PROVIDED RECORDS ->
-.-.-

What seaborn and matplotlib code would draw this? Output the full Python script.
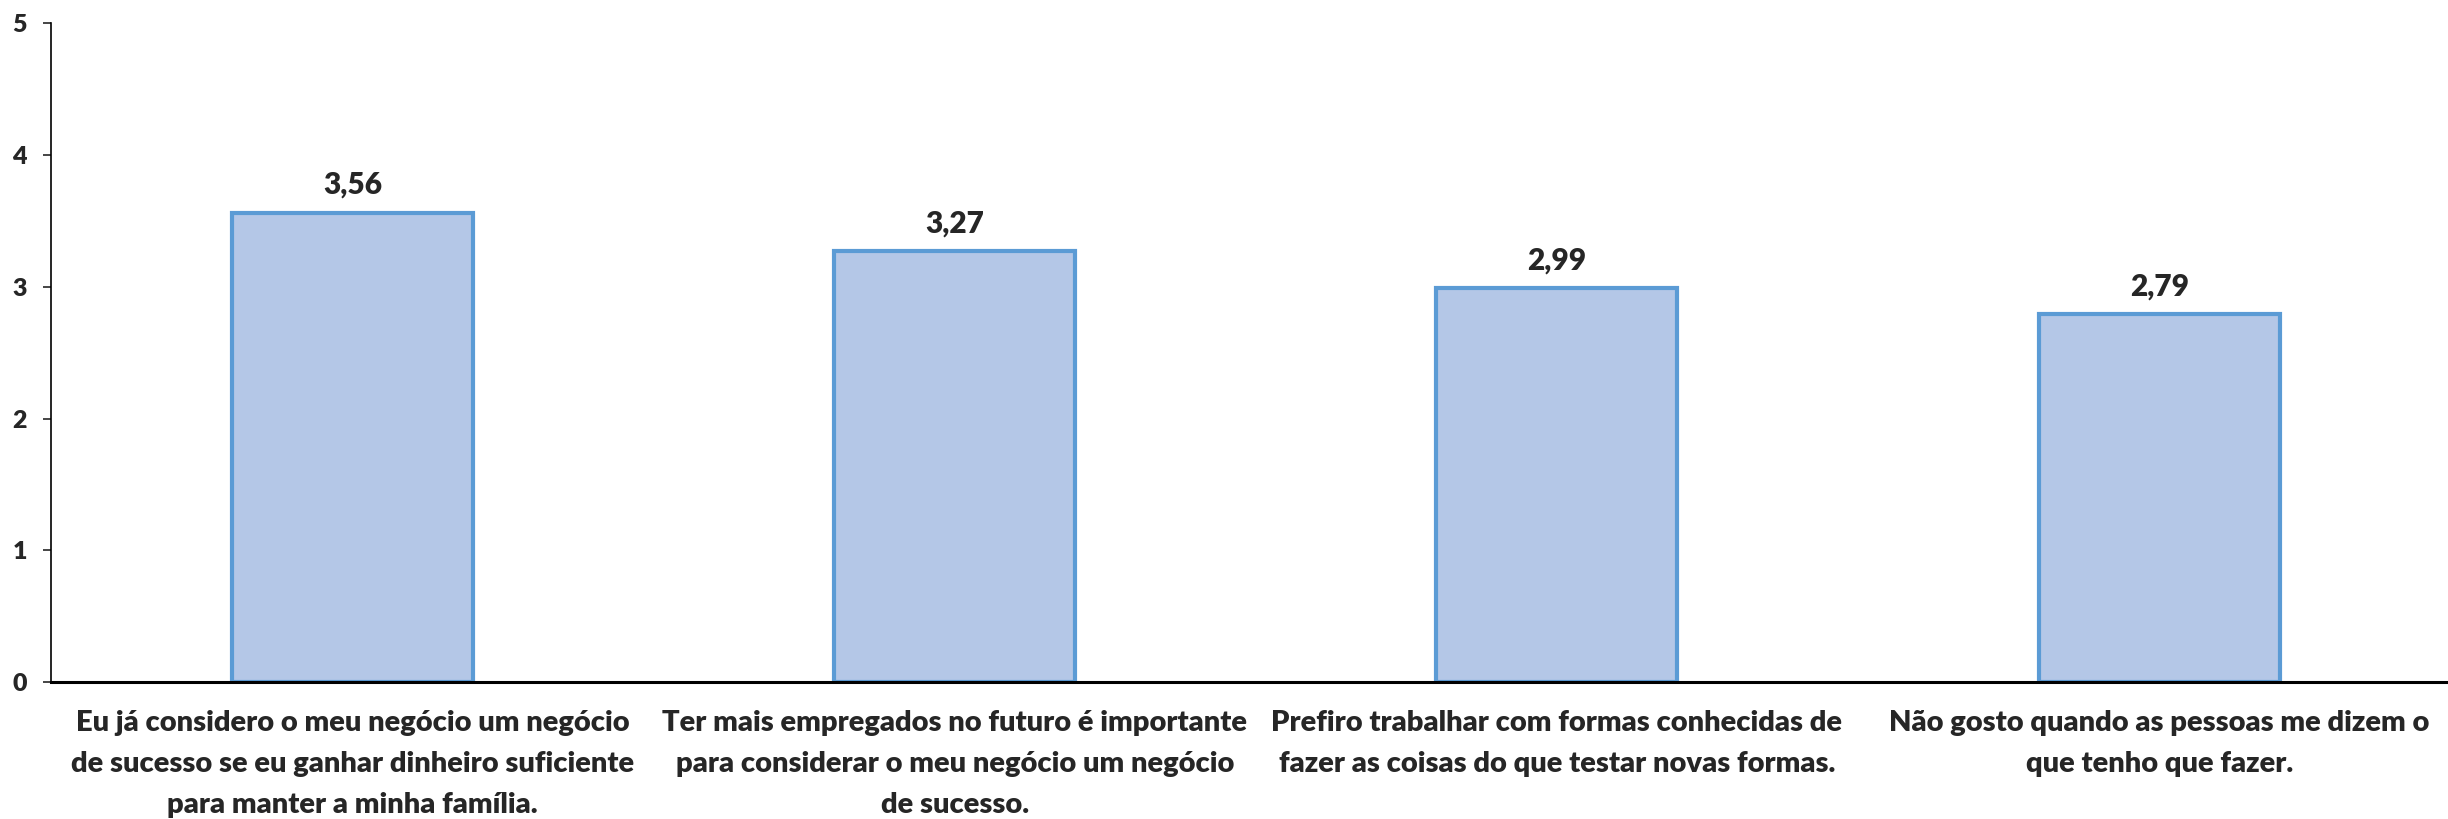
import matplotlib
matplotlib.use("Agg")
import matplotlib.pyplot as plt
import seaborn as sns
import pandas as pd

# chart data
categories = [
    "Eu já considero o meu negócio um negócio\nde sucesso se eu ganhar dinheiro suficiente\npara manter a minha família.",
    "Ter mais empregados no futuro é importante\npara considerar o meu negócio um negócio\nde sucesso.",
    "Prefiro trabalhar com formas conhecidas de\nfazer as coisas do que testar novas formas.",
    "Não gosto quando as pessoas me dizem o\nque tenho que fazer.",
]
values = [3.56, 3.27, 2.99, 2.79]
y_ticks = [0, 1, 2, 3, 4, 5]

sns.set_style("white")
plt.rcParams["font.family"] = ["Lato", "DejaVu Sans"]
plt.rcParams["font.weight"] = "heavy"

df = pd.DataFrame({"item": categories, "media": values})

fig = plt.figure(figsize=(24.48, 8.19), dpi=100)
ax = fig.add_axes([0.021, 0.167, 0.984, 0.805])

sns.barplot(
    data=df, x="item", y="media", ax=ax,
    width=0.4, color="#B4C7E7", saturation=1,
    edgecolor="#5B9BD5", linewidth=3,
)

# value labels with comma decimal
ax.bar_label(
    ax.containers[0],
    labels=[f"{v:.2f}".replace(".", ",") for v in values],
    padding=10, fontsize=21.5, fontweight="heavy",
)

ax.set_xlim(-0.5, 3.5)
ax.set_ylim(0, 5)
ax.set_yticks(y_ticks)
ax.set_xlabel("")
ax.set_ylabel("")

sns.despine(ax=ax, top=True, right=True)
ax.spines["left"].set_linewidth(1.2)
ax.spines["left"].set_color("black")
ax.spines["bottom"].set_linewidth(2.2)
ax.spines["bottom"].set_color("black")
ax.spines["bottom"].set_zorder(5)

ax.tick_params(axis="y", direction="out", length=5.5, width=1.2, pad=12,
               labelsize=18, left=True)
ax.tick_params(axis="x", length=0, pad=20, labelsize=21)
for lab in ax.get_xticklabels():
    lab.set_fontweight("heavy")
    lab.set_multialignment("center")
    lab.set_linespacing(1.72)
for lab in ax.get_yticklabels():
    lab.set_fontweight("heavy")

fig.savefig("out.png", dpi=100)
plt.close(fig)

-.-.-

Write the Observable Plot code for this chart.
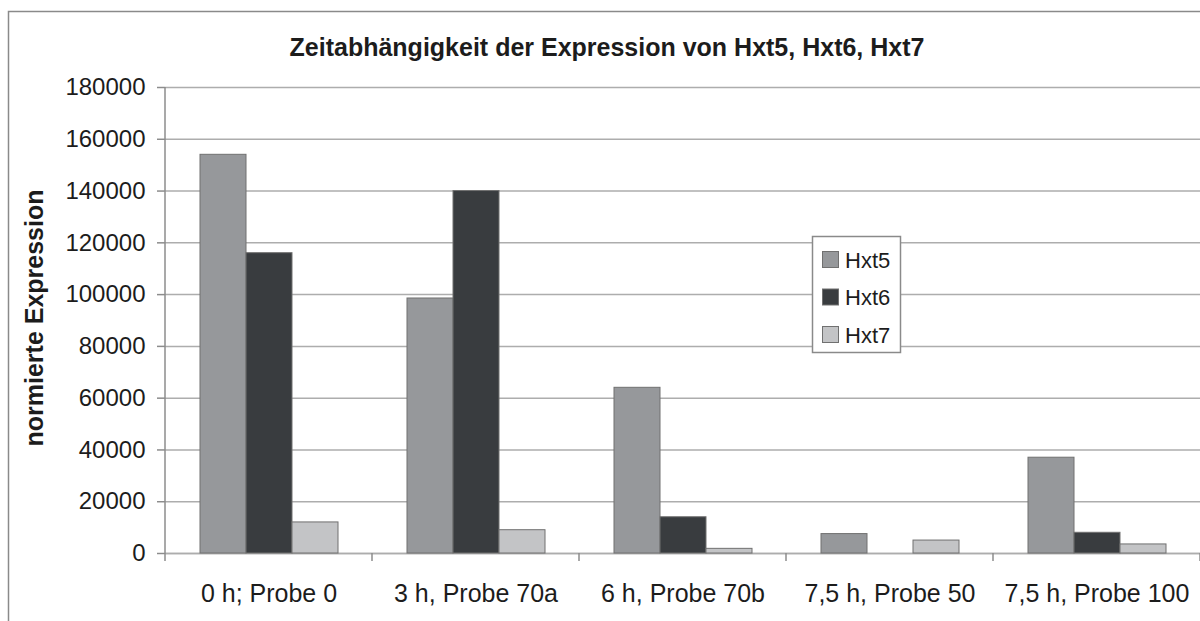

-.-.-

THE PROBLEM -> Only the lines from "What seaborn and" through "import pandas as pd" should appear in your output, copied exactly with both end lines, and with no pictures.

IN RESPONSE ->
What seaborn and matplotlib code would draw this? Output the full Python script.
import matplotlib
matplotlib.use("Agg")
import matplotlib.pyplot as plt
import seaborn as sns
import pandas as pd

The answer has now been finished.